Ondanks het gebrek aan persoonlijke invalshoek blijf Maja Wolny’s ‘De Trein Naar Tibet’ boeien

4 / 5
© Getty

Maja Wolny, Manteau

De trein naar Tibet

Oorspronkelijke titel: Pociag do Tybetu, 240 blz, 22,00 euro

4 / 5
Roderik Six
Roderik Six Journalist voor Knack

De Poolse reisschrijfster Maja Wolny neemt je mee naar het dak van de wereld en komt terug met een knapzak vol boeiende verhalen.

Ulaanbaatar, Irkoetsk, Novosibirsk, Lanzhou… Tenzij je Tom Waes heet, zijn dat niet de bestemmingen die de gemiddelde westerling aanvinkt bij het reisbureau. De Poolse Maja Wolny daarentegen voelt er zich al jaren toe aangetrokken. Wolny heeft tegelijk last van heimwee en fernwee: ze woonde meer dan tien jaar aan de Vlaamse kust, stichtte hier een gezin, maar besloot dan terug te keren naar het Poolse moederland. Tot verbijstering van haar vrienden: waarom het veilige België achterlaten om in een stadje te gaan wonen dat amper 150 kilometer van de Oekraïense grens ligt? Wolny moet het antwoord schuldig blijven. Evenmin kan ze verklaren waarom ze in haar eentje een trein richting Tibet wil nemen. Ongedurigheid? Reislust? Ouderwetse nieuwsgierigheid naar vreemde culturen?

Centrale zinnen: Misschien is dat de essentie van reizen: het opzettelijk uitstellen van het bereiken van de bestemming, het maken van steeds grotere cirkels en de eeuwige terugkeer naar dezelfde rivier.
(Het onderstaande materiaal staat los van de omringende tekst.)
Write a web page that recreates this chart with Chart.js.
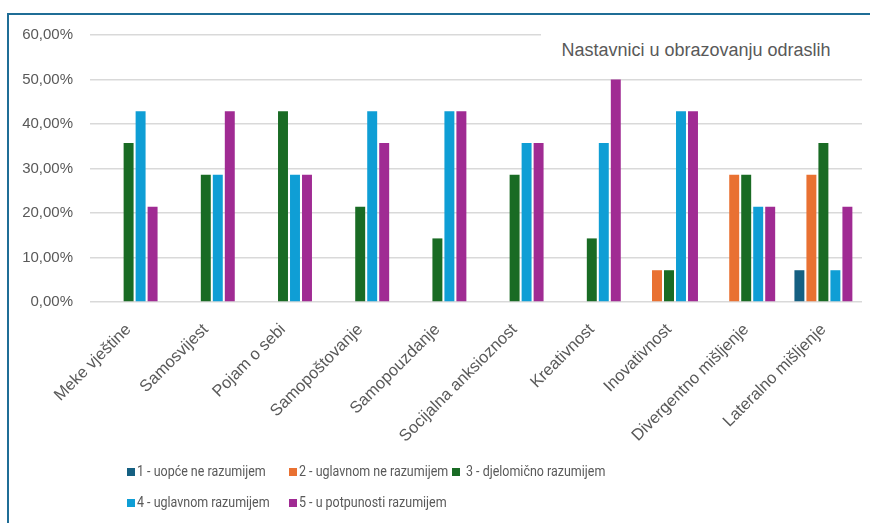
<!DOCTYPE html>
<html>
<head>
<meta charset="utf-8">
<script src="https://cdn.jsdelivr.net/npm/chart.js@4.4.1/dist/chart.umd.min.js"></script>
<style>
  html, body { margin: 0; padding: 0; background: #ffffff; }
  #wrap { position: relative; width: 870px; height: 523px; overflow: hidden; background: #fff; }
  #frame { position: absolute; left: 7px; top: 13px; width: 880px; height: 530px;
           border-top: 2px solid #1f6d96; border-left: 2px solid #1f6d96; box-sizing: border-box; pointer-events: none; }
  #cv { position: absolute; left: 0; top: 0; }
  #title { position: absolute; left: 541px; top: 30px; width: 321px; height: 47px; background: #fff;
           box-sizing: border-box; padding-right: 11px;
           font-family: "Liberation Sans", Arial, sans-serif; font-size: 18px; color: #595959;
           text-align: center; line-height: 40px; }
  #legend { position: absolute; left: 127px; top: 462px; display: grid;
            grid-template-columns: 162px 163px 200px; row-gap: 12px;
            font-family: Roboto, "Liberation Sans", sans-serif; font-size: 14.5px; color: #595959; }
  .li { display: flex; align-items: center; height: 19px; white-space: nowrap; }
  .sw { width: 8px; height: 8px; margin-right: 2px; flex: none; }
  .tx { display: inline-block; transform: scaleX(0.86); transform-origin: 0 50%; }
</style>
</head>
<body>
<div id="wrap">
  <canvas id="cv" width="870" height="523"></canvas>
  <div id="title"></div>
  <div id="legend"></div>
  <div id="frame"></div>
</div>
<script>
const chartTitle = "Nastavnici u obrazovanju odraslih";
const categories = ["Meke vještine", "Samosvijest", "Pojam o sebi", "Samopoštovanje", "Samopouzdanje",
                    "Socijalna anksioznost", "Kreativnost", "Inovativnost", "Divergentno mišljenje", "Lateralno mišljenje"];
const seriesNames = ["1 - uopće ne razumijem", "2 - uglavnom ne razumijem", "3 - djelomično razumijem",
                     "4 - uglavnom razumijem", "5 - u potpunosti razumijem"];
const seriesColors = ["#156082", "#E97132", "#196B24", "#0F9ED5", "#A02B93"];
const s1 = [null, null, null, null, null, null, null, null, null, 7.14];
const s2 = [null, null, null, null, null, null, null, 7.14, 28.57, 28.57];
const s3 = [35.71, 28.57, 42.86, 21.43, 14.29, 28.57, 14.29, 7.14, 28.57, 35.71];
const s4 = [42.86, 28.57, 28.57, 42.86, 42.86, 35.71, 35.71, 42.86, 21.43, 7.14];
const s5 = [21.43, 42.86, 28.57, 35.71, 42.86, 35.71, 50.00, 42.86, 21.43, 21.43];
const seriesValues = [s1, s2, s3, s4, s5];
const yTicks = [0, 10, 20, 30, 40, 50, 60];

document.getElementById('title').textContent = chartTitle;
const leg = document.getElementById('legend');
seriesNames.forEach((n, i) => {
  const d = document.createElement('div'); d.className = 'li';
  const sw = document.createElement('span'); sw.className = 'sw'; sw.style.background = seriesColors[i];
  if (i === 2) sw.style.marginRight = '6px';
  const t = document.createElement('span'); t.className = 'tx'; t.textContent = n;
  d.appendChild(sw); d.appendChild(t); leg.appendChild(d);
});

const fontFam = '"Liberation Sans", Arial, sans-serif';
new Chart(document.getElementById('cv'), {
  type: 'bar',
  data: {
    labels: categories,
    datasets: seriesNames.map((n, i) => ({
      label: n, data: seriesValues[i], backgroundColor: seriesColors[i], borderWidth: 0,
      categoryPercentage: 0.777, barPercentage: 0.83
    }))
  },
  options: {
    responsive: false, animation: false,
    layout: { padding: { left: 0, top: 35, right: 8, bottom: 0 } },
    plugins: { legend: { display: false }, tooltip: { enabled: false } },
    scales: {
      x: {
        grid: { display: false, drawTicks: false },
        border: { display: false },
        ticks: { color: '#595959', font: { family: fontFam, size: 16.5 }, minRotation: 45, maxRotation: 45,
                 padding: 18, labelOffset: 0, autoSkip: false },
        afterFit: (s) => { s.height = 221; }
      },
      y: {
        min: 0, max: 60,
        afterBuildTicks: (s) => { s.ticks = yTicks.map(v => ({ value: v })); },
        grid: { color: '#d9d9d9', lineWidth: 1.5, drawTicks: false },
        border: { display: false },
        ticks: { color: '#595959', font: { family: fontFam, size: 15 }, padding: 17,
                 callback: (v) => v.toFixed(2).replace('.', ',') + '%' },
        afterFit: (s) => { s.width = 90; }
      }
    }
  }
});
</script>
</body>
</html>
Waarom niet eigenlijk? En dus stapt Wolny op de trein met als eindbestemming het dak van de wereld, het magische bergland waar jaks over hooggelegen rotssteppes dwalen, alpinisten zichzelf tot het uiterste testen en volgelingen van de dalai lama verlichting zoeken. Wolny is niet helemaal alleen in haar coupé. Op haar e-reader staan de reisboeken van Alexandra David-Néel (1868-1969), een Belgische operazangeres, spiritiste en feministe die in haar leven meerdere ontdekkingsreizen maakte en in de ban van het boeddhisme raakte. Niet vanzelfsprekend in een tijd waar vrouwen niet eens over stemrecht beschikten en de wereld van de ene in de andere oorlog sukkelde.

In het kielzog van David-Néel voert Wolny je mee over de Oeral, naar Beijing, om te eindigen aan de voet van de Mount Everest. Overal sprokkelt ze boeiende verhalen die ze netjes met haar feitenkennis verweeft. En ze laat je voelen wat het betekent om over de hoogste spoorlijn ter wereld te treinen. Dat blijkt niet zonder gevaar. Vijf kilometer boven de zeespiegel valt ze ten prooi aan hoogteziekte en moet ze een zuurstofmasker opzetten, en eenmaal in het geannexeerde Tibet wordt ze het doelwit van het Chinese veiligheidsapparaat. Dwars tegen alle raadgevingen in wil ze haar gids de verboden film Seven Years in Tibet laten zien, maar die blijkt vakkundig van haar tablet gewist – president Xi is alziend en meedogenloos.

© National

De trein naar Tibet bewandelt het traditionele pad van de reisliteratuur. Misschien had Wolny iets beter naar de goede raad van wijlen haar Poolse collega en (vaak genoemd als Nobelprijskandidaat) Ryszard Kapuscinski moeten luisteren – ‘Schrijf aandachtig en met gevoel’ – , maar ondanks het gebrek aan een persoonlijke invalshoek blijf je geboeid meereizen. Of dit boek je zal overtuigen om een weekendje Center Parcs in te ruilen voor een tripje trans-Siberische sporen, is dan weer een andere vraag.